Along with Rash Behari Bose, Sachin Sanyal and Kartar Singh Sarabha, Pingle became one of the main coordinators of the attempted mutiny in February 1915. Under Rash Behari, Pingle issued intensive propaganda for revolution from December 1914, sometimes disguised as Shyamlal, a Bengali; sometimes Ganpat Singh, a Punjabi. Confident of being able to rally the Indian sepoy, the plot for the mutiny took its final shape. The 23rd Cavalry in Punjab was to seize weapons and kill their officers while on roll call on 21 February. This was to be followed by mutiny in the 26th Punjab, which was to be the signal for the uprising to begin, resulting in an advance on Delhi and Lahore. The Bengal revolutionaries contacted the Sikh troops stationed at Dacca through letters of introduction sent by Sikh soldiers of Lahore, and succeeded in winning them over. The Bengal cell was to look for the Punjab Mail entering the Howrah Station the next day (which would have been cancelled if Punjab was seized) and was to strike immediately.
However, the Punjab CID successfully infiltrated the conspiracy at the last moment through Kirpal Singh: a cousin of the trooper Balwant Singh (23rd Cavalry), US-returned Kirpal, a spy, visited Rash Behari's Lahore headquarters near the Mochi Gate, where over a dozen leaders including Pingle met on 15 February 1915. Kirpal informed the police. Sensing that their plans had been compromised, the D-day was brought forward to 19 February, but even these plans found their way to the Punjab CID. Plans for revolt by the 130th Baluchi Regiment at Rangoon on 21 February were thwarted. Attempted revolts in the 26th Punjab, 7th Rajput, 130th Baluch, 24th Jat Artillery and other regiments were suppressed. Mutinies in Firozpur, Lahore, and Agra were also suppressed and many key leaders of the conspiracy were arrested, although some managed to escape or evade arrest. A last-ditch attempt was made by Kartar Singh Sarabha and Pingle to trigger a mutiny in the 12th Cavalry regiment at Meerut.
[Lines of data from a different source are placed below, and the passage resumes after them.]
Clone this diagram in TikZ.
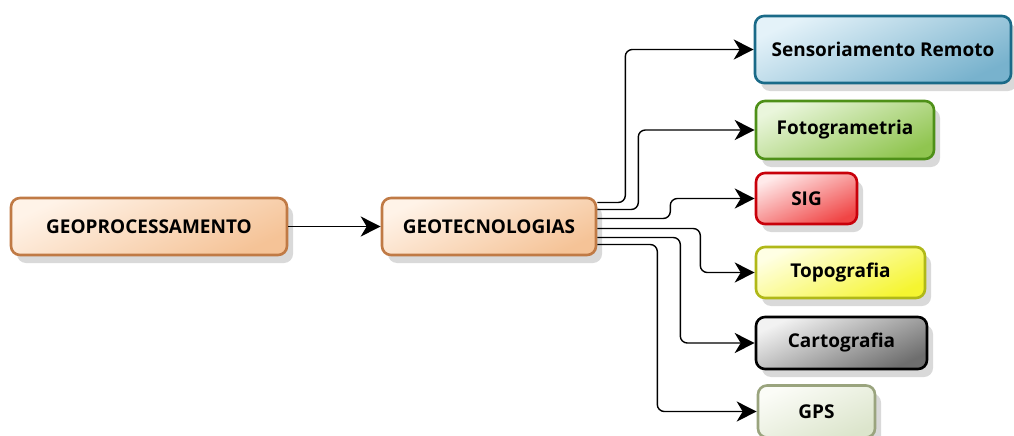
\documentclass[tikz,border=0pt]{standalone}
\usepackage{fontspec}
\setmainfont{Open Sans}
\usetikzlibrary{shadows,arrows.meta}
\definecolor{geoB}{HTML}{C07A45}\definecolor{geoT}{HTML}{FFF3E8}\definecolor{geoD}{HTML}{F5C397}
\definecolor{srB}{HTML}{1A6A88}\definecolor{srT}{HTML}{E4F2F9}\definecolor{srD}{HTML}{78B2CD}
\definecolor{foB}{HTML}{4E9018}\definecolor{foT}{HTML}{EAF6DC}\definecolor{foD}{HTML}{90C550}
\definecolor{siB}{HTML}{C8000A}\definecolor{siT}{HTML}{FFEAEA}\definecolor{siD}{HTML}{F04545}
\definecolor{toB}{HTML}{B0B818}\definecolor{toT}{HTML}{FFFFE4}\definecolor{toD}{HTML}{F5F530}
\definecolor{caB}{HTML}{000000}\definecolor{caT}{HTML}{F2F2F2}\definecolor{caD}{HTML}{6E6E6E}
\definecolor{gpB}{HTML}{9AA47E}\definecolor{gpT}{HTML}{FBFCF7}\definecolor{gpD}{HTML}{DCE5CC}
\tikzset{
  box/.style n args={3}{draw=#1, line width=2.6pt, rounded corners=9pt,
    top color=#2, bottom color=#3, shading angle=25,
    font=\bfseries\fontsize{19}{22}\selectfont, text=black, inner sep=0pt,
    drop shadow={shadow xshift=6pt, shadow yshift=-8pt, opacity=0.15, fill=black}},
  conn/.style={line width=1.4pt, rounded corners=7pt, -{Stealth[length=20pt,width=20pt,inset=6pt]}},
  arr/.style={line width=1.4pt, -{Stealth[length=20pt,width=20pt,inset=6pt]}}
}
\begin{document}
\begin{tikzpicture}[x=1pt,y=-1pt]
\useasboundingbox (0,0) rectangle (1014,436);
\clip (0,0) rectangle (1014,436);
\node[box={geoB}{geoT}{geoD}, minimum width=276pt, minimum height=57pt] (g1) at (149,226.5) {GEOPROCESSAMENTO};
\node[box={geoB}{geoT}{geoD}, minimum width=214pt, minimum height=57pt] (g2) at (489,226.5) {GEOTECNOLOGIAS};
\node[box={srB}{srT}{srD}, minimum width=256pt, minimum height=67pt] (sr) at (883,49.5) {Sensoriamento Remoto};
\node[box={foB}{foT}{foD}, minimum width=178pt, minimum height=58pt] (fo) at (845,130) {Fotogrametria};
\node[box={siB}{siT}{siD}, minimum width=101pt, minimum height=51pt] (si) at (806.5,198.5) {SIG};
\node[box={toB}{toT}{toD}, minimum width=169pt, minimum height=51pt] (to) at (840.5,272.5) {Topografia};
\node[box={caB}{caT}{caD}, minimum width=171pt, minimum height=52pt] (ca) at (841.5,343) {Cartografia};
\node[box={gpB}{gpT}{gpD}, minimum width=117pt, minimum height=52pt] (gp) at (816.5,411.5) {GPS};
\draw[arr] (g1.east) -- (g2.west);
\draw[conn] ([yshift=24pt]g2.east) -- ++(28pt,0pt) |- (sr.west);
\draw[conn] ([yshift=17pt]g2.east) -- ++(41pt,0pt) |- (fo.west);
\draw[conn] ([yshift=8pt]g2.east) -- ++(73pt,0pt) |- (si.west);
\draw[conn] ([yshift=-2pt]g2.east) -- ++(103pt,0pt) |- (to.west);
\draw[conn] ([yshift=-11pt]g2.east) -- ++(83pt,0pt) |- (ca.west);
\draw[conn] ([yshift=-18pt]g2.east) -- ++(60pt,0pt) |- (gp.west);
\end{tikzpicture}
\end{document}
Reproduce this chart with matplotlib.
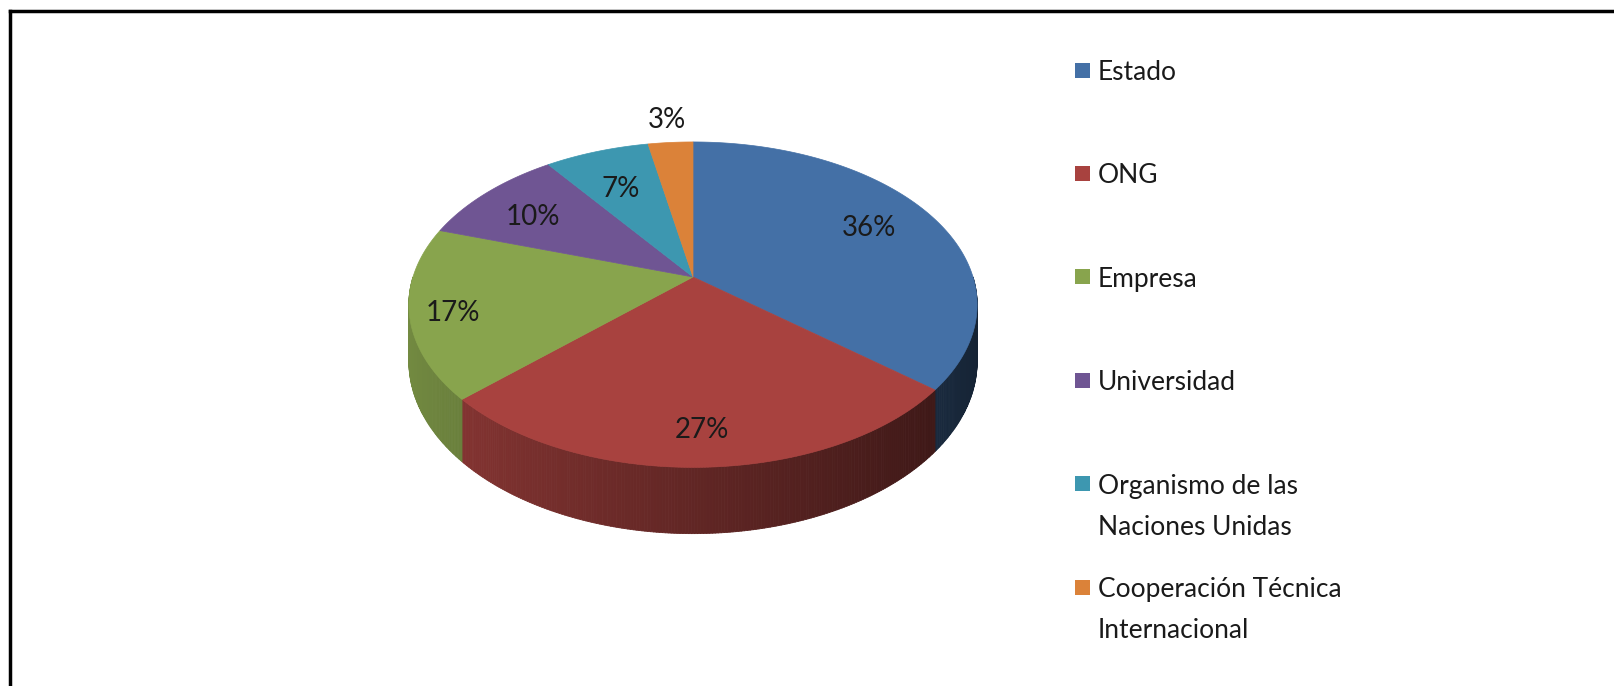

Kartar Singh Sarabha escaped from Lahore, but was arrested in Benares, and V. G. Pingle was apprehended from the lines of the 12th Cavalry at Meerut, in the night of 23 March 1915. He carried "ten bombs of the pattern used in the attempt to assassinate Lord Hardinge in Delhi," according to Mumbai police report. It is said that it was enough to blow up an entire regiment. Mass arrests followed as the Ghadarites were rounded up in Punjab and the Central Provinces. Rash Behari Bose escaped from Lahore and in May 1915 fled to Japan. Other leaders, including Giani Pritam Singh, Swami Satyananda Puri and others fled to Thailand or other sympathetic nations.

==Trial and execution==
Vishnu Ganesh Pingle and a number of other Ghadarites including Kartar Singh Sarabha, Harnam Singh and Bhai Paramanand were tried in the Lahore Conspiracy trial in April 1915 by a special tribunal constituted under the Defence of India Act 1915, for their roles in the February plot. Pingle was executed by hanging at the Lahore Central Jail on 16 November 1915, along with Kartar Singh Sarabha and Pandit Kanshi Ram.

==Legacy==
A street in central Mumbai suburb of Chinchpokli is named after him.

Pingle's granddaughter Rajni Patil is a politician. She has served as a Member of the Indian Parliament.